UK Press Horrified By Police Brutality In Sesheke
The UK paper The Times has reported on Friday’s violence in Sesheke. In an article published today The Times outlined how police had opened fire on UPND supporters and UPND President Hakainde Hichilema.
The full article is outlined below:
Zambia’s opposition leader, Hakainde Hichilema, has accused the country’s president, Edgar Lungu, of trying to kill him.
Hichilema, 56, warned that the international community’s failure to act on state-sponsored violence in Zimbabwe is encouraging other African regimes to crack down on opponents.
The opposition leader said he was holding a rally on Friday in Sesheke, southwest Zambia, when police and activists from the ruling Patriotic Front opened fire.
“We were having a peaceful meeting when about 100 heavily armed men from the ruling party arrived, escorted by police, and started firing live ammunition on us,” he told The Sunday Times yesterday.

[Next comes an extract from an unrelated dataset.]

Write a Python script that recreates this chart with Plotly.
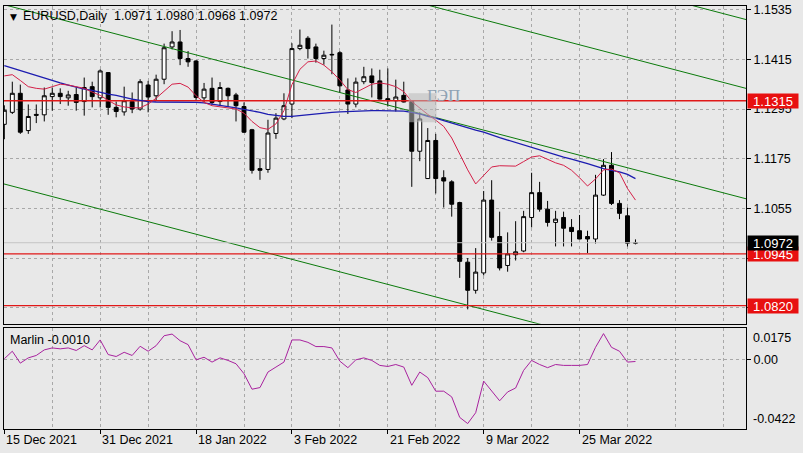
import plotly.graph_objects as go

# ---------------- data ----------------
symbol = "EURUSD,Daily"
date_labels = ["15 Dec 2021", "31 Dec 2021", "18 Jan 2022", "3 Feb 2022",
               "21 Feb 2022", "9 Mar 2022", "25 Mar 2022"]
date_label_bars = [0, 12, 24, 36, 48, 60, 72]

opens = [1.1258,1.1287,1.1333,1.1243,1.1282,1.1281,1.1325,1.1333,1.1322,1.1330,
         1.1313,1.1349,1.1322,1.1383,1.1299,1.1288,1.1313,1.1295,1.1353,1.1327,
         1.1367,1.1445,1.1457,1.1417,1.1411,1.1322,1.1345,1.1313,1.1345,1.1329,
         1.1301,1.1245,1.1151,1.1149,1.1236,1.1271,1.1307,1.1441,1.1466,1.1445,
         1.1417,1.1427,1.1431,1.1341,1.1307,1.1361,1.1375,1.1363,1.1320,1.1315,
         1.1328,1.1313,1.1193,1.1127,1.1219,1.1129,1.1119,1.1069,1.0925,1.0857,
         1.0899,1.1075,1.0987,1.0917,1.0943,1.0952,1.1033,1.1093,1.1053,1.1021,
         1.1033,1.1009,1.1001,1.0987,1.0981,1.1087,1.1159,1.1067,1.1037,1.0971]
highs = [1.1304,1.1361,1.1354,1.1306,1.1306,1.1347,1.1347,1.1345,1.1339,1.1347,
         1.1371,1.1361,1.1391,1.1384,1.1313,1.1349,1.1335,1.1367,1.1363,1.1378,
         1.1453,1.1483,1.1486,1.1435,1.1413,1.1358,1.1371,1.1360,1.1347,1.1334,
         1.1311,1.1247,1.1175,1.1269,1.1285,1.1333,1.1454,1.1487,1.1471,1.1453,
         1.1436,1.1499,1.1435,1.1369,1.1371,1.1397,1.1393,1.1390,1.1393,1.1366,
         1.1361,1.1313,1.1287,1.1249,1.1235,1.1147,1.1123,1.1071,1.0935,1.0959,
         1.1097,1.1123,1.1047,1.0997,1.1024,1.1049,1.1141,1.1119,1.1073,1.1049,
         1.1047,1.1029,1.1039,1.1001,1.1136,1.1174,1.1191,1.1075,1.1057,1.0980]
lows = [1.1222,1.1283,1.1235,1.1235,1.1261,1.1265,1.1291,1.1307,1.1303,1.1291,
        1.1279,1.1299,1.1299,1.1281,1.1275,1.1279,1.1285,1.1291,1.1287,1.1315,
        1.1355,1.1439,1.1401,1.1397,1.1317,1.1311,1.1305,1.1303,1.1301,1.1265,
        1.1237,1.1139,1.1124,1.1141,1.1223,1.1268,1.1273,1.1437,1.1417,1.1407,
        1.1402,1.1379,1.1335,1.1283,1.1299,1.1355,1.1323,1.1318,1.1301,1.1289,
        1.1311,1.1107,1.1169,1.1126,1.1091,1.1057,1.1035,1.0887,1.0811,1.0849,
        1.0893,1.0977,1.0905,1.0902,1.0929,1.0949,1.1009,1.1047,1.1011,1.0963,
        1.0963,1.0963,1.0980,1.0947,1.0970,1.1085,1.1063,1.1029,1.0963,1.0968]
closes = [1.1292,1.1333,1.1239,1.1277,1.1280,1.1327,1.1333,1.1325,1.1329,1.1311,
          1.1347,1.1325,1.1387,1.1299,1.1289,1.1315,1.1295,1.1361,1.1324,1.1367,
          1.1443,1.1457,1.1417,1.1409,1.1323,1.1343,1.1311,1.1347,1.1327,1.1303,
          1.1239,1.1147,1.1147,1.1237,1.1273,1.1303,1.1441,1.1449,1.1441,1.1417,
          1.1425,1.1426,1.1351,1.1307,1.1360,1.1373,1.1359,1.1319,1.1315,1.1324,
          1.1312,1.1193,1.1271,1.1219,1.1127,1.1121,1.1065,1.0927,1.0857,1.0901,
          1.1075,1.0985,1.0911,1.0945,1.0950,1.1035,1.1093,1.1053,1.1021,1.1029,
          1.1007,1.0999,1.0981,1.0981,1.1087,1.1159,1.1067,1.1043,1.0971,1.0972]

ma_fast = [1.1375,1.1378,1.1364,1.1349,1.1345,1.1343,1.1349,1.1355,1.1353,1.1349,
           1.1345,1.1336,1.1328,1.1316,1.1305,1.1300,1.1298,1.1298,1.1307,1.1321,
           1.1337,1.1355,1.1357,1.1348,1.1327,1.1311,1.1303,1.1300,1.1298,1.1295,
           1.1285,1.1265,1.1250,1.1246,1.1259,1.1291,1.1354,1.1391,1.1409,1.1411,
           1.1401,1.1385,1.1365,1.1342,1.1335,1.1345,1.1355,1.1358,1.1355,1.1349,
           1.1337,1.1313,1.1297,1.1282,1.1268,1.1253,1.1225,1.1186,1.1148,1.1114,
           1.1135,1.1155,1.1158,1.1157,1.1157,1.1168,1.1179,1.1182,1.1174,1.1165,
           1.1159,1.1147,1.1129,1.1109,1.1126,1.1148,1.1150,1.1141,1.1103,1.1075]
ma_slow = [1.1400,1.1394,1.1388,1.1381,1.1375,1.1369,1.1363,1.1358,1.1353,1.1348,
           1.1343,1.1340,1.1335,1.1331,1.1328,1.1323,1.1319,1.1316,1.1313,1.1312,
           1.1312,1.1312,1.1312,1.1312,1.1311,1.1310,1.1307,1.1305,1.1301,1.1298,
           1.1294,1.1291,1.1287,1.1282,1.1279,1.1277,1.1277,1.1279,1.1282,1.1283,
           1.1286,1.1287,1.1288,1.1289,1.1289,1.1290,1.1291,1.1291,1.1291,1.1291,
           1.1290,1.1287,1.1283,1.1277,1.1273,1.1267,1.1261,1.1255,1.1249,1.1244,
           1.1239,1.1232,1.1226,1.1220,1.1214,1.1208,1.1202,1.1196,1.1190,1.1184,
           1.1179,1.1174,1.1169,1.1163,1.1157,1.1151,1.1147,1.1143,1.1137,1.1127]

marlin = [0.0008,0.0058,-0.0021,0.0014,0.0030,0.0067,0.0080,0.0074,0.0080,0.0063,
          0.0095,0.0067,0.0133,0.0036,0.0023,0.0051,0.0030,0.0091,0.0058,0.0095,
          0.0161,0.0172,0.0128,0.0102,0.0001,0.0018,-0.0014,0.0014,-0.0003,-0.0025,
          -0.0091,-0.0194,-0.0183,-0.0080,-0.0047,-0.0014,0.0133,0.0133,0.0117,0.0089,
          0.0089,0.0080,-0.0008,-0.0051,0.0001,0.0014,-0.0003,-0.0036,-0.0043,-0.0030,
          -0.0047,-0.0168,-0.0080,-0.0117,-0.0207,-0.0207,-0.0245,-0.0381,-0.0422,-0.0350,
          -0.0140,-0.0205,-0.0271,-0.0212,-0.0186,-0.0069,-0.0003,-0.0030,-0.0051,-0.0030,
          -0.0036,-0.0036,-0.0036,-0.0030,0.0084,0.0175,0.0084,0.0058,-0.0014,-0.0010]

# trend channel lines: (bar, price) end points
channel_bars = [-1, 94]
channel_lines = [
    [1.1552, 1.10723],
    [1.18188, 1.13390],
    [1.19851, 1.15053],
    [1.11188, 1.06390],
]
levels = [1.1315, 1.0945, 1.0820]
price_ticks = [1.1535, 1.1415, 1.1295, 1.1175, 1.1055, 1.0935, 1.0815]
price_tick_text = ["1.1535", "1.1415", "1.1295", "1.1175", "1.1055", "", ""]
marlin_max, marlin_min = 0.0175, -0.0422
gap_box_bars = [50.6, 54.1]
gap_box_prices = [1.1263, 1.1333]
gap_text = "ГЭП"
gap_text_pos = (55.0, 1.1327)

# ---------------- styling ----------------
BG = "#e8e8e8"
GRID = "#a8a8a8"
FONT = "Liberation Sans"
FS = 12.5
bars = list(range(len(opens)))
last_close = closes[-1]

fig = go.Figure()

for ys in channel_lines:
    fig.add_trace(go.Scatter(x=channel_bars, y=ys, mode="lines",
                             line=dict(color="#0b7a0b", width=1),
                             xaxis="x", yaxis="y", hoverinfo="skip", showlegend=False))

for lv in levels:
    fig.add_trace(go.Scatter(x=channel_bars, y=[lv, lv], mode="lines",
                             line=dict(color="#e01818", width=1.3),
                             xaxis="x", yaxis="y", hoverinfo="skip", showlegend=False))

fig.add_trace(go.Scatter(x=channel_bars, y=[last_close, last_close], mode="lines",
                         line=dict(color="#c4c4c4", width=1),
                         xaxis="x", yaxis="y", hoverinfo="skip", showlegend=False))

fig.add_trace(go.Scatter(x=bars, y=ma_slow, mode="lines",
                         line=dict(color="#1c1cb0", width=1.3),
                         xaxis="x", yaxis="y", showlegend=False))
fig.add_trace(go.Scatter(x=bars, y=ma_fast, mode="lines",
                         line=dict(color="#d42048", width=1),
                         xaxis="x", yaxis="y", showlegend=False))

fig.add_trace(go.Candlestick(
    x=bars, open=opens, high=highs, low=lows, close=closes,
    increasing=dict(line=dict(color="black", width=1), fillcolor="white"),
    decreasing=dict(line=dict(color="black", width=1), fillcolor="black"),
    whiskerwidth=0, xaxis="x", yaxis="y", showlegend=False))

fig.add_trace(go.Scatter(x=bars, y=marlin, mode="lines",
                         line=dict(color="#a8229e", width=1),
                         xaxis="x2", yaxis="y2", showlegend=False))

# gap rectangle
fig.add_shape(type="rect", xref="x", yref="y",
              x0=gap_box_bars[0], x1=gap_box_bars[1],
              y0=gap_box_prices[0], y1=gap_box_prices[1],
              fillcolor="rgba(185,185,185,0.55)", line=dict(width=0), layer="above")

xr = [-0.04, 92.835]
grid_common = dict(showgrid=True, gridcolor=GRID, griddash="3px,3px", gridwidth=1)

fig.update_layout(
    width=803, height=453,
    margin=dict(l=3, r=57, t=3, b=24),
    paper_bgcolor=BG, plot_bgcolor=BG,
    font=dict(family=FONT, size=FS, color="black"),
    showlegend=False,
    xaxis=dict(domain=[0, 1], anchor="y", range=xr, tick0=0, dtick=6,
               showticklabels=False, ticks="", zeroline=False,
               showline=True, linecolor="black", linewidth=1, mirror=True,
               rangeslider=dict(visible=False), **grid_common),
    yaxis=dict(domain=[0.2488, 1], anchor="x", side="right",
               range=[1.07762, 1.15439],
               tickvals=price_ticks, ticktext=price_tick_text,
               ticks="outside", ticklen=4, tickcolor="black",
               zeroline=False, showline=True, linecolor="black", linewidth=1,
               mirror=True, **grid_common),
    xaxis2=dict(domain=[0, 1], anchor="y2", range=xr, matches="x",
                tickmode="array", tickvals=date_label_bars,
                showticklabels=False, ticks="outside", ticklen=4, tickcolor="black",
                zeroline=False, showline=True, linecolor="black", linewidth=1,
                mirror=True,
                minor=dict(tick0=0, dtick=6, showgrid=True, gridcolor=GRID,
                           griddash="3px,3px", ticks=""),
                **grid_common),
    yaxis2=dict(domain=[0, 0.2394], anchor="x2", side="right",
                range=[-0.0458, 0.0214],
                tickvals=[0], ticktext=["0.00"],
                ticks="outside", ticklen=4, tickcolor="black",
                zeroline=False, showline=True, linecolor="black", linewidth=1,
                mirror=True, **grid_common),
)

ann = []
for b, lab in zip(date_label_bars, date_labels):
    ann.append(dict(x=b, xref="x2", y=0, yref="paper", yanchor="top", yshift=-2,
                    xanchor="left", text=lab, showarrow=False,
                    font=dict(family=FONT, size=FS, color="black")))

# indicator scale labels
ann.append(dict(x=1, xref="paper", xanchor="left", xshift=5, y=1, yref="y2 domain",
                yanchor="top", yshift=-1, text=f"{marlin_max:.4f}", showarrow=False))
ann.append(dict(x=1, xref="paper", xanchor="left", xshift=5, y=0, yref="y2 domain",
                yanchor="bottom", yshift=1, text=f"{marlin_min:.4f}", showarrow=False))

# price boxes
for lv in levels:
    ann.append(dict(x=1, xref="paper", xanchor="left", xshift=1, y=lv, yref="y",
                    yanchor="middle", text=f"{lv:.4f}", showarrow=False,
                    bgcolor="#e81010", width=48, height=12, borderpad=1,
                    font=dict(family=FONT, size=13, color="white")))
ann.append(dict(x=1, xref="paper", xanchor="left", xshift=1, y=last_close, yref="y",
                yanchor="middle", text=f"{last_close:.4f}", showarrow=False,
                bgcolor="black", width=48, height=12, borderpad=1,
                font=dict(family=FONT, size=13, color="white")))

# header
header = f"{symbol}  {opens[-1]:.4f} {highs[-1]:.4f} {lows[-1]:.4f} {closes[-1]:.4f}"
ann.append(dict(x=0, xref="paper", xanchor="left", xshift=17, y=1, yref="paper",
                yanchor="top", yshift=-1, text=header, showarrow=False,
                font=dict(family=FONT, size=FS, color="black")))
ann.append(dict(x=0, xref="paper", xanchor="left", xshift=4, y=1, yref="paper",
                yanchor="top", yshift=-4, text="▼", showarrow=False,
                font=dict(family="DejaVu Sans", size=9, color="black")))

ann.append(dict(x=0, xref="paper", xanchor="left", xshift=4, y=1, yref="y2 domain",
                yanchor="top", yshift=-3, text=f"Marlin {marlin[-1]:.4f}",
                showarrow=False, font=dict(family=FONT, size=FS, color="black")))

ann.append(dict(x=gap_text_pos[0], xref="x", y=gap_text_pos[1], yref="y",
                text=gap_text, showarrow=False,
                font=dict(family="Liberation Serif", size=17, color="#8ea2b4")))

fig.update_layout(annotations=ann)

fig.write_html("out.html",
               config={"displayModeBar": False, "staticPlot": True},
               post_script="document.body.style.margin='0px';"
                           "document.body.style.overflow='hidden';"
                           "document.body.style.background='" + BG + "';")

Video obtained by this newspaper shows terrified men and women cowering behind vehicles and fleeing through the bush amid the crack of automatic gunfire.
“It was clearly an assassination attempt on me,” said Hichilema, who leads the United Party for National Development. He accused Lungu, who has been in power for four years, of being “ruthless”.
Zambia was long regarded as one of the most stable countries in Africa but is currently going through a debt crisis. Much of the money is owed to Chinese companies contracted to carry out road-building.
Hichilema claims Zambia is going the same way as neighbouring Zimbabwe where, according to Amnesty International, more than 1,000 people have been detained and at least 15 killed over the past month by security forces suppressing protests over high fuel prices.
“You see what happened in Zimbabwe and no one did anything . . . so it is creating a ripple effect,” Hichilema said.